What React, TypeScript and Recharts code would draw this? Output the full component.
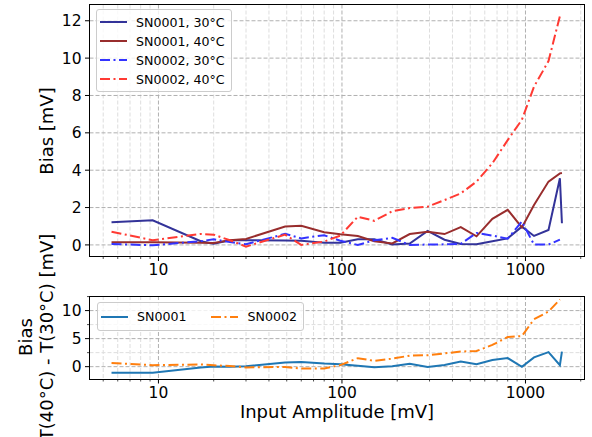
import { CartesianGrid, Line, LineChart, XAxis, YAxis } from "recharts";

// input amplitude [mV], shared by every series
const amplitude = [
  5.55, 9.3, 17, 20, 24.5, 30, 49, 60, 80, 98, 122, 150, 188, 234, 293, 362,
  444, 541, 660, 800, 956, 1113, 1335, 1540, 1580,
];

// bias [mV]
const sn1At30 = [
  1.21, 1.32, 0.2, 0.06, 0.25, 0.25, 0.24, 0.22, 0.12, 0.12, 0.3, 0.3, 0.02,
  0.07, 0.75, 0.28, 0.05, 0.04, 0.2, 0.35, 0.98, 0.48, 0.8, 3.57, 1.16,
];
const sn1At40 = [
  0.14, 0.14, 0.12, 0.1, 0.25, 0.32, 0.98, 1.03, 0.68, 0.57, 0.48, 0.2, 0.08,
  0.58, 0.71, 0.58, 0.95, 0.46, 1.4, 1.88, 0.94, 2.14, 3.39, 3.83, 3.85,
];
const sn2At30 = [
  0.05, -0.02, 0.2, 0.3, 0.15, 0.04, 0.59, 0.35, 0.52, 0.22, 0.0, 0.25, 0.38,
  0.0, 0.02, 0.03, 0.06, 0.64, 0.5, 0.33, 1.25, 0.02, 0.02, 0.28, null,
];
const sn2At40 = [
  0.71, 0.25, 0.59, 0.55, 0.25, -0.09, 0.55, 0.0, 0.18, 0.5, 1.51, 1.29, 1.8,
  1.97, 2.05, 2.4, 2.76, 3.39, 4.37, 5.61, 6.7, 8.47, 9.84, 12.25, null,
];

// bias difference T(40) - T(30) [mV]
const sn1Diff = [
  -1.07, -1.08, -0.15, 0.04, 0.0, 0.07, 0.74, 0.81, 0.56, 0.45, 0.18, -0.1,
  0.06, 0.51, -0.04, 0.3, 0.9, 0.42, 1.2, 1.53, -0.04, 1.66, 2.59, 0.26, 2.69,
];
const sn2Diff = [
  0.66, 0.27, 0.39, 0.25, 0.1, -0.13, -0.04, -0.35, -0.34, 0.28, 1.51, 1.04,
  1.42, 1.97, 2.03, 2.37, 2.7, 2.8, 3.87, 5.28, 5.45, 8.45, 9.82, 11.97, null,
];

const majorX = [10, 100, 1000];
const minorX = [
  5, 6, 7, 8, 9, 20, 30, 40, 50, 60, 70, 80, 90, 200, 300, 400, 500, 600, 700,
  800, 900, 2000,
];
const topYTicks = [0, 2, 4, 6, 8, 10, 12];
const bottomYTicks = [0, 5, 10];
const bottomYMinor = [2.5, 7.5, 12.5];

const X_DOMAIN = [4.21, 2097];
const FONT = "'DejaVu Sans', sans-serif";
const MAJOR_GRID = "#b0b0b0";
const MINOR_GRID = "#dedede";
const DASH_DOT = "10 3.5 2 3.5";

const topData = amplitude.map((amp, i) => ({
  amp,
  sn1At30: sn1At30[i],
  sn1At40: sn1At40[i],
  sn2At30: sn2At30[i],
  sn2At40: sn2At40[i],
}));

const bottomData = amplitude.map((amp, i) => ({
  amp,
  sn1Diff: sn1Diff[i],
  sn2Diff: sn2Diff[i],
}));

const topSeries = [
  { key: "sn1At30", name: "SN0001, 30°C", color: "#333399", dash: undefined },
  { key: "sn1At40", name: "SN0001, 40°C", color: "#982d2d", dash: undefined },
  { key: "sn2At30", name: "SN0002, 30°C", color: "#3333ff", dash: DASH_DOT },
  { key: "sn2At40", name: "SN0002, 40°C", color: "#ff3a33", dash: DASH_DOT },
];

const bottomSeries = [
  { key: "sn1Diff", name: "SN0001", color: "#1f77b4", dash: undefined },
  { key: "sn2Diff", name: "SN0002", color: "#ff7f0e", dash: DASH_DOT },
];

function XTick(props: any) {
  const { x, y, payload } = props;
  const major = majorX.includes(payload.value);
  return (
    <g>
      <line x1={x} x2={x} y1={y} y2={y + (major ? 4.5 : 2.5)} stroke="#000" strokeWidth={major ? 1 : 0.7} />
      {major && (
        <text x={x} y={y + 18.5} textAnchor="middle" fontSize={15.5} fill="#000" fontFamily={FONT}>
          {payload.value}
        </text>
      )}
    </g>
  );
}

function makeYTick(majors: number[]) {
  return function YTick(props: any) {
    const { x, y, payload } = props;
    const major = majors.includes(payload.value);
    return (
      <g>
        <line x1={x - (major ? 4.5 : 2.5)} x2={x} y1={y} y2={y} stroke="#000" strokeWidth={major ? 1 : 0.7} />
        {major && (
          <text x={x - 8} y={y + 5.6} textAnchor="end" fontSize={15.5} fill="#000" fontFamily={FONT}>
            {payload.value}
          </text>
        )}
      </g>
    );
  };
}

const TopYTick = makeYTick(topYTicks);
const BottomYTick = makeYTick(bottomYTicks);

function Sample({ color, dash }: { color: string; dash?: string }) {
  return (
    <svg width={27} height={6} style={{ display: "block", marginRight: 9 }}>
      <line x1={0} x2={27} y1={3} y2={3} stroke={color} strokeWidth={2} strokeDasharray={dash} />
    </svg>
  );
}

function Frame({ left, top, width, height }: { left: number; top: number; width: number; height: number }) {
  return (
    <div
      style={{
        position: "absolute",
        left,
        top,
        width,
        height,
        boxSizing: "border-box",
        border: "1px solid #000",
        pointerEvents: "none",
      }}
    />
  );
}

function VLabel({ cx, cy, text }: { cx: number; cy: number; text: string }) {
  return (
    <div
      style={{
        position: "absolute",
        left: cx,
        top: cy,
        transform: "translate(-50%, -50%) rotate(-90deg)",
        whiteSpace: "nowrap",
        fontSize: 18,
        lineHeight: "20px",
      }}
    >
      {text}
    </div>
  );
}

export default function App() {
  return (
    <div
      style={{
        position: "absolute",
        left: 0,
        top: 0,
        width: 592,
        height: 437,
        background: "#fff",
        fontFamily: FONT,
        color: "#000",
        overflow: "hidden",
      }}
    >
      <div style={{ position: "absolute", left: 0, top: 0 }}>
        <LineChart width={592} height={290} data={topData} margin={{ top: 4.5, right: 7.5, bottom: 0, left: 0 }}>
          <CartesianGrid horizontal={false} verticalValues={minorX} stroke={MINOR_GRID} strokeDasharray="4 2" />
          <CartesianGrid horizontal={false} verticalValues={majorX} stroke={MAJOR_GRID} strokeDasharray="4 2" />
          <CartesianGrid vertical={false} horizontalValues={topYTicks} stroke={MAJOR_GRID} strokeDasharray="4 2" />
          <XAxis
            dataKey="amp"
            type="number"
            scale="log"
            domain={X_DOMAIN}
            allowDataOverflow
            ticks={[...minorX, ...majorX]}
            interval={0}
            height={33.5}
            tickSize={0}
            tickMargin={0}
            axisLine={false}
            tickLine={false}
            tick={<XTick />}
          />
          <YAxis
            type="number"
            domain={[-0.62, 12.87]}
            allowDataOverflow
            ticks={topYTicks}
            interval={0}
            width={89.5}
            tickSize={0}
            tickMargin={0}
            axisLine={false}
            tickLine={false}
            tick={<TopYTick />}
          />
          {topSeries.map((s) => (
            <Line
              key={s.key}
              type="linear"
              dataKey={s.key}
              stroke={s.color}
              strokeWidth={2}
              strokeDasharray={s.dash}
              dot={false}
              activeDot={false}
              isAnimationActive={false}
            />
          ))}
        </LineChart>
      </div>
      <Frame left={89} top={4} width={496} height={253} />

      <div style={{ position: "absolute", left: 0, top: 280 }}>
        <LineChart width={592} height={157} data={bottomData} margin={{ top: 16, right: 7.5, bottom: 0, left: 0 }}>
          <CartesianGrid horizontal={false} verticalValues={minorX} stroke={MINOR_GRID} strokeDasharray="4 2" />
          <CartesianGrid vertical={false} horizontalValues={bottomYMinor} stroke={MINOR_GRID} strokeDasharray="4 2" />
          <CartesianGrid horizontal={false} verticalValues={majorX} stroke={MAJOR_GRID} strokeDasharray="4 2" />
          <CartesianGrid vertical={false} horizontalValues={bottomYTicks} stroke={MAJOR_GRID} strokeDasharray="4 2" />
          <XAxis
            dataKey="amp"
            type="number"
            scale="log"
            domain={X_DOMAIN}
            allowDataOverflow
            ticks={[...minorX, ...majorX]}
            interval={0}
            height={58}
            tickSize={0}
            tickMargin={0}
            axisLine={false}
            tickLine={false}
            tick={<XTick />}
          />
          <YAxis
            type="number"
            domain={[-2.2, 12.6]}
            allowDataOverflow
            ticks={[...bottomYTicks, ...bottomYMinor]}
            interval={0}
            width={89.5}
            tickSize={0}
            tickMargin={0}
            axisLine={false}
            tickLine={false}
            tick={<BottomYTick />}
          />
          {bottomSeries.map((s) => (
            <Line
              key={s.key}
              type="linear"
              dataKey={s.key}
              stroke={s.color}
              strokeWidth={2}
              strokeDasharray={s.dash}
              dot={false}
              activeDot={false}
              isAnimationActive={false}
            />
          ))}
        </LineChart>
      </div>
      <Frame left={89} top={295.5} width={496} height={84.5} />

      {/* legends */}
      <div
        style={{
          position: "absolute",
          left: 96,
          top: 9,
          border: "1px solid #cccccc",
          borderRadius: 3,
          background: "rgba(255,255,255,0.8)",
          padding: "3px 6px 2px 3px",
        }}
      >
        {topSeries.map((s) => (
          <div key={s.key} style={{ display: "flex", alignItems: "center", height: 18.9, fontSize: 12.6 }}>
            <Sample color={s.color} dash={s.dash} />
            <span>{s.name}</span>
          </div>
        ))}
      </div>
      <div
        style={{
          position: "absolute",
          left: 97,
          top: 302,
          height: 29,
          boxSizing: "border-box",
          border: "1px solid #cccccc",
          borderRadius: 3,
          background: "rgba(255,255,255,0.8)",
          padding: "0 6px 0 3px",
          display: "flex",
          alignItems: "center",
          fontSize: 12.6,
        }}
      >
        {bottomSeries.map((s, i) => (
          <div key={s.key} style={{ display: "flex", alignItems: "center", marginLeft: i ? 25 : 0 }}>
            <Sample color={s.color} dash={s.dash} />
            <span>{s.name}</span>
          </div>
        ))}
      </div>

      {/* axis labels */}
      <VLabel cx={47} cy={130.5} text="Bias [mV]" />
      <VLabel cx={26} cy={337} text="Bias" />
      <VLabel cx={47} cy={337} text="T(40°C) - T(30°C) [mV]" />
      <div
        style={{
          position: "absolute",
          left: 337,
          top: 412,
          transform: "translate(-50%, -50%)",
          whiteSpace: "nowrap",
          fontSize: 18,
          lineHeight: "20px",
        }}
      >
        Input Amplitude [mV]
      </div>
    </div>
  );
}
══════════
» WHAT IS NEEDED
Every line from the start of the listing above through the line with "LineChart, XAxis, YAxis" should be repeated exactly; skip the pictures and add nothing else.

» REPLY
What React, TypeScript and Recharts code would draw this? Output the full component.
import { CartesianGrid, Line, LineChart, XAxis, YAxis } from "recharts";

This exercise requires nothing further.